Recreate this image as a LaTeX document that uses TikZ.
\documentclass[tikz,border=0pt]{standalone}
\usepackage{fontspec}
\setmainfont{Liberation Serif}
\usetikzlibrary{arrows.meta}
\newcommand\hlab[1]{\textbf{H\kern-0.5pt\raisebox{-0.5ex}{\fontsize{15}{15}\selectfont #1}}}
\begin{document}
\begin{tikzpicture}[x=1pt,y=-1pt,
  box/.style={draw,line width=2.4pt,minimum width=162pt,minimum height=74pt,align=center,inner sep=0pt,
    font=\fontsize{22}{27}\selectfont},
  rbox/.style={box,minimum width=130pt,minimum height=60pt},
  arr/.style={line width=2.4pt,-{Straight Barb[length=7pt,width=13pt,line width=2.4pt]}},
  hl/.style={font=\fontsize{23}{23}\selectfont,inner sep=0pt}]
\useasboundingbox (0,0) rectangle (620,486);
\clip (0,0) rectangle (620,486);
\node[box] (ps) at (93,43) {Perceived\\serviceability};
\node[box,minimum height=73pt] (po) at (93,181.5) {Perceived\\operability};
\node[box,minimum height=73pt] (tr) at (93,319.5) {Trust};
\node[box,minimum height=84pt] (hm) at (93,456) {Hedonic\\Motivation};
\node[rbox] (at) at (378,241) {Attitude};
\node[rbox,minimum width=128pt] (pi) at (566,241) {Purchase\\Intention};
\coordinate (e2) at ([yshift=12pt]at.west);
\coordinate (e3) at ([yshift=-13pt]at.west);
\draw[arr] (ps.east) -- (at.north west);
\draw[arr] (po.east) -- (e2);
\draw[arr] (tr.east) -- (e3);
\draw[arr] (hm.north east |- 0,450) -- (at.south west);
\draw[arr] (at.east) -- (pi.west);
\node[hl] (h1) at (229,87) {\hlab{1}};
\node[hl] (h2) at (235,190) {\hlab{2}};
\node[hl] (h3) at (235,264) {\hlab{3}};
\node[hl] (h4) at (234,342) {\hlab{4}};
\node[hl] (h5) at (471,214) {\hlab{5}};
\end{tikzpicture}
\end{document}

* **WORK TO BE COMPLETED**
Type out all of the material again, word for word.

* **SOLUTION**
Recreate this image as a LaTeX document that uses TikZ.
\documentclass[tikz,border=0pt]{standalone}
\usepackage{fontspec}
\setmainfont{Liberation Serif}
\usetikzlibrary{arrows.meta}
\newcommand\hlab[1]{\textbf{H\kern-0.5pt\raisebox{-0.5ex}{\fontsize{15}{15}\selectfont #1}}}
\begin{document}
\begin{tikzpicture}[x=1pt,y=-1pt,
  box/.style={draw,line width=2.4pt,minimum width=162pt,minimum height=74pt,align=center,inner sep=0pt,
    font=\fontsize{22}{27}\selectfont},
  rbox/.style={box,minimum width=130pt,minimum height=60pt},
  arr/.style={line width=2.4pt,-{Straight Barb[length=7pt,width=13pt,line width=2.4pt]}},
  hl/.style={font=\fontsize{23}{23}\selectfont,inner sep=0pt}]
\useasboundingbox (0,0) rectangle (620,486);
\clip (0,0) rectangle (620,486);
\node[box] (ps) at (93,43) {Perceived\\serviceability};
\node[box,minimum height=73pt] (po) at (93,181.5) {Perceived\\operability};
\node[box,minimum height=73pt] (tr) at (93,319.5) {Trust};
\node[box,minimum height=84pt] (hm) at (93,456) {Hedonic\\Motivation};
\node[rbox] (at) at (378,241) {Attitude};
\node[rbox,minimum width=128pt] (pi) at (566,241) {Purchase\\Intention};
\coordinate (e2) at ([yshift=12pt]at.west);
\coordinate (e3) at ([yshift=-13pt]at.west);
\draw[arr] (ps.east) -- (at.north west);
\draw[arr] (po.east) -- (e2);
\draw[arr] (tr.east) -- (e3);
\draw[arr] (hm.north east |- 0,450) -- (at.south west);
\draw[arr] (at.east) -- (pi.west);
\node[hl] (h1) at (229,87) {\hlab{1}};
\node[hl] (h2) at (235,190) {\hlab{2}};
\node[hl] (h3) at (235,264) {\hlab{3}};
\node[hl] (h4) at (234,342) {\hlab{4}};
\node[hl] (h5) at (471,214) {\hlab{5}};
\end{tikzpicture}
\end{document}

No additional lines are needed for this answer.